The international fascination isn’t about Pennsylvania per se; it’s about the metastasizing idea that somewhere, anywhere, a bounce of polyurethane spheres might still deliver the absolution capitalism promised but never quite delivered. The UK’s National Lottery sees record ticket sales whenever the PA rollover creeps above the GDP of Tonga. French boulangers stream the livestream while kneading dough, muttering “incroyable” at the arithmetic of American optimism. Even in Beijing, where gambling is officially frowned upon, blockchain-powered “mirror pools” let citizens bet on foreign draws using Tether, because nothing says cultural revolution like wagering on a Commonwealth commoner’s lucky scratch-off.

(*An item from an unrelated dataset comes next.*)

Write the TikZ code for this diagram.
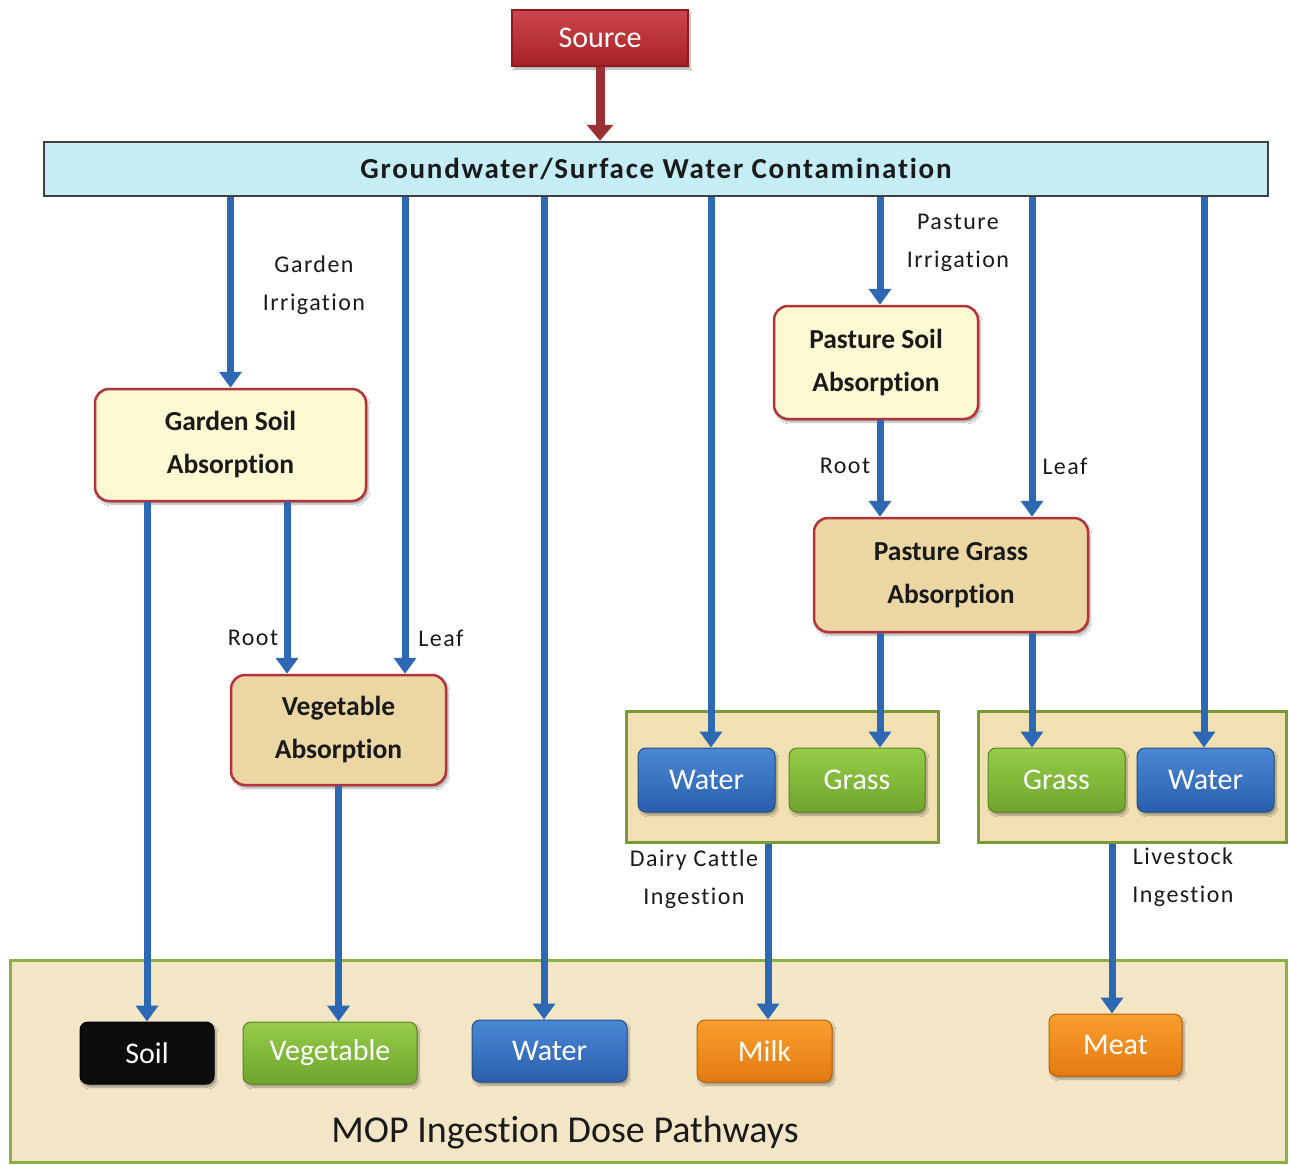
\documentclass[tikz,border=0pt]{standalone}
\usepackage{fontspec}
\setmainfont[Ligatures=NoCommon]{Carlito}
\newfontfamily\lblfont[LetterSpace=6,Ligatures=NoCommon]{Carlito}
\usetikzlibrary{arrows.meta,shadows.blur}
\definecolor{srcred}{HTML}{C4262E}
\definecolor{srcdark}{HTML}{8E1A1F}
\definecolor{gwfill}{HTML}{C4EDF5}
\definecolor{yelfill}{HTML}{FCF9D3}
\definecolor{tanfill}{HTML}{EBD6A4}
\definecolor{redline}{HTML}{B4323A}
\definecolor{grpfill}{HTML}{F0E0B2}
\definecolor{grpline}{HTML}{7A9A35}
\definecolor{botfill}{HTML}{F3E6C6}
\definecolor{botline}{HTML}{8BB043}
\definecolor{bluetop}{HTML}{4A88D4}
\definecolor{bluebot}{HTML}{2A5FAE}
\definecolor{greentop}{HTML}{96CC48}
\definecolor{greenbot}{HTML}{6FA52E}
\definecolor{orangetop}{HTML}{FA9E2E}
\definecolor{orangebot}{HTML}{E37A10}
\definecolor{arrblue}{HTML}{2C68B4}
\definecolor{txt}{HTML}{1A1A1A}
\tikzset{
  shd/.style={blur shadow={shadow blur steps=6,shadow xshift=2pt,shadow yshift=-3pt,shadow opacity=35}},
  absbox/.style={draw=redline,line width=2.5pt,rounded corners=14pt,align=center,text=txt,
     font=\bfseries\fontsize{27.5}{43}\selectfont,inner sep=0pt,shd},
  yelbox/.style={absbox,fill=yelfill},
  tanbox/.style={absbox,fill=tanfill},
  grpbox/.style={draw=grpline,line width=3pt,fill=grpfill,inner sep=0pt},
  pill/.style={rounded corners=8pt,text=white,font=\fontsize{30}{32}\selectfont,inner sep=0pt,
     minimum width=137pt,minimum height=64pt,shd},
  bluebox/.style={pill,top color=bluetop,bottom color=bluebot,draw=bluebot!80!black,line width=1pt},
  greenbox/.style={pill,top color=greentop,bottom color=greenbot,draw=greenbot!80!black,line width=1pt},
  orangebox/.style={pill,top color=orangetop,bottom color=orangebot,draw=orangebot!80!black,line width=1pt},
  blackbox/.style={pill,fill=black!95,draw=black,line width=1pt},
  arr/.style={draw=arrblue,line width=7pt,-{Triangle[width=22pt,length=16pt]}},
  redarr/.style={draw=srcdark!90,line width=9pt,-{Triangle[width=26pt,length=16pt]}},
  lbl/.style={align=center,text=txt,font=\lblfont\fontsize{24}{38}\selectfont,inner sep=0pt},
}
\begin{document}
\begin{tikzpicture}[x=1pt,y=-1pt]
\useasboundingbox[fill=white] (0,0) rectangle (1289,1164);

% Bottom container
\node[draw=botline,line width=3pt,fill=botfill,minimum width=1276pt,minimum height=202pt,inner sep=0pt] (bottom) at (648,1061) {};
\node[text=txt,font=\fontsize{38}{42}\selectfont,inner sep=0pt] (mop) at (565,1133) {MOP Ingestion Dose Pathways};

% Source
\node[top color=srcred!85!white,bottom color=srcred!85!black,draw=srcdark,line width=2pt,
      minimum width=176pt,minimum height=56pt,inner sep=0pt,text=white,
      font=\fontsize{30}{32}\selectfont,shd] (src) at (600,38) {Source};

% Groundwater bar
\node[draw=black!75,line width=2.5pt,fill=gwfill,minimum width=1224pt,minimum height=54pt,inner sep=0pt,
      text=txt,font=\bfseries\lblfont\fontsize{29}{32}\selectfont] (gw) at (656,169) {Groundwater/Surface Water Contamination};

% Absorption boxes
\node[yelbox,minimum width=271pt,minimum height=112pt] (gsoil) at (230.5,445) {Garden Soil\\Absorption};
\node[tanbox,minimum width=215pt,minimum height=110pt] (vegabs) at (338.5,730) {Vegetable\\Absorption};
\node[yelbox,minimum width=204pt,minimum height=113pt] (psoil) at (876,362.5) {Pasture Soil\\Absorption};
\node[tanbox,minimum width=274pt,minimum height=114pt] (pgrass) at (951,575) {Pasture Grass\\Absorption};

% Group boxes
\node[grpbox,minimum width=312pt,minimum height=131pt] (dairy) at (782,776.5) {};
\node[grpbox,minimum width=308pt,minimum height=131pt] (live) at (1132,776.5) {};
\node[bluebox] (dwater) at (706.5,780) {Water};
\node[greenbox,minimum width=136pt] (dgrass) at (857,780) {Grass};
\node[greenbox] (lgrass) at (1056.5,780) {Grass};
\node[bluebox] (lwater) at (1205.5,780) {Water};

% Bottom pathway boxes
\node[blackbox,minimum width=134pt,minimum height=62pt] (soil) at (147,1053) {Soil};
\node[greenbox,minimum width=174pt,minimum height=62pt] (vegb) at (330,1053) {Vegetable};
\node[bluebox,minimum width=155pt,minimum height=62pt] (waterb) at (549.5,1051) {Water};
\node[orangebox,minimum width=135pt,minimum height=62pt] (milk) at (764.5,1051) {Milk};
\node[orangebox,minimum width=133pt,minimum height=62pt] (meat) at (1115.5,1045) {Meat};

% Labels
\node[lbl] (girr) at (314,285) {Garden\\Irrigation};
\node[lbl] (groot) at (253,638) {Root};
\node[lbl] (gleaf) at (441,638) {Leaf};
\node[lbl] (pirr) at (958,243) {Pasture\\Irrigation};
\node[lbl] (proot) at (845,466) {Root};
\node[lbl] (pleaf) at (1065,466) {Leaf};
\node[lbl] (dlbl) at (694,879) {Dairy Cattle\\Ingestion};
\node[lbl] (llbl) at (1183,877) {Livestock\\Ingestion};

% Connector end coordinates
\coordinate (vegleaf) at ([xshift=66.5pt]vegabs.north);
\coordinate (vegroot) at ([xshift=-51.5pt]vegabs.north);
\coordinate (win) at ([xshift=-5.5pt]waterb.north);
\coordinate (dwin) at ([xshift=4.5pt]dwater.north);
\coordinate (psin) at ([xshift=4pt]psoil.north);
\coordinate (pgroot) at ([xshift=-71pt]pgrass.north);
\coordinate (pgleaf) at ([xshift=81pt]pgrass.north);
\coordinate (dgin) at ([xshift=23pt]dgrass.north);
\coordinate (lgin) at ([xshift=-24.5pt]lgrass.north);
\coordinate (lwin) at ([xshift=-1.5pt]lwater.north);
\coordinate (milkin) at ([xshift=3.5pt]milk.north);
\coordinate (meatin) at ([xshift=-3.5pt]meat.north);
\coordinate (vegbin) at (vegabs.south |- vegb.north);

% Connectors
\draw[redarr] (src.south) -- (src.south |- gw.north);
\draw[arr] (gw.south -| gsoil.north) -- (gsoil.north);
\draw[arr] (gw.south -| vegleaf) -- (vegleaf);
\draw[arr] (gw.south -| win) -- (win);
\draw[arr] (gw.south -| dwin) -- (dwin);
\draw[arr] (gw.south -| psin) -- (psin);
\draw[arr] (gw.south -| pgleaf) -- (pgleaf);
\draw[arr] (gw.south -| lwin) -- (lwin);
\draw[arr] (gsoil.south -| soil.north) -- (soil.north);
\draw[arr] (gsoil.south -| vegroot) -- (vegroot);
\draw[arr] (vegabs.south) -- (vegbin);
\draw[arr] (psoil.south -| pgroot) -- (pgroot);
\draw[arr] (pgrass.south -| dgin) -- (dgin);
\draw[arr] (pgrass.south -| lgin) -- (lgin);
\draw[arr] (dairy.south -| milkin) -- (milkin);
\draw[arr] (live.south -| meatin) -- (meatin);
\end{tikzpicture}
\end{document}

Of course, the Pennsylvania Lottery itself remains cheerfully oblivious to its diaspora fan base. Spokespeople still speak in the language of “senior programs” and “property-tax relief,” which is code for “we’re funding your grandmother’s dialysis so she can keep voting.” The agency’s website blocks EU visitors on GDPR grounds, apparently unaware that half of Moldova has already cached the results via Telegram bot. Bureaucracy moves at the speed of a Ford Pinto; globalized hope travels at fiber-optic velocity.

Economists love to trot out the “tax on stupidity” cliché, but that misses the transnational poetry of the thing. In Accra, a ride-share driver spends the equivalent of two days’ wages on an online syndicate that promises a slice of any PA win. “It’s diversified misery,” he explains without irony. His grandmother, listening on the cracked screen of a second-hand Samsung, nods approvingly; she once walked ten miles for water, but at least the water was guaranteed. Here, the odds are 1 in 292 million, which statisticians note is roughly the same as being reincarnated as Beyoncé—slightly worse if you’re already Ghanaian.

Then there’s the geopolitical subplot. With Washington’s debt ceiling perpetually auditioning for a Greek tragedy, some hedge funds are quietly modeling state lottery liabilities as sovereign risk. A default on Powerball annuities would be Lehman Brothers for the proletariat: imagine Fox News explaining to retirees that their “guaranteed” millions are now denominated in Venezuelan bolívars. In Davos, one hears murmurs of “lottery futures” and “jackpot swaps.” Nothing says late-stage capitalism quite like derivatives on other people’s pipe dreams.

Yet every night, the balls drop, the numbers ascend, and someone, somewhere, experiences the brief, radiant illusion that the universe has finally noticed them. Whether that someone is in Pittsburgh or Port-au-Prince is increasingly beside the point. In a world where passports dictate destiny, the PA lottery numbers are the closest thing we have to a universal tongue—spoken in the dialect of irrational hope, translated instantly into whatever currency buys tomorrow’s bread.

So as the next drawing looms, remember: the jackpot isn’t just $150 million. It’s a planetary placebo, a transcontinental prayer whispered into a pneumatic tube of rubber and regret. And if you don’t win, console yourself with the knowledge that somewhere a Moldovan teenager already screenshotted your disappointment for meme fodder. In the global village, Schadenfreude is the only sure payout.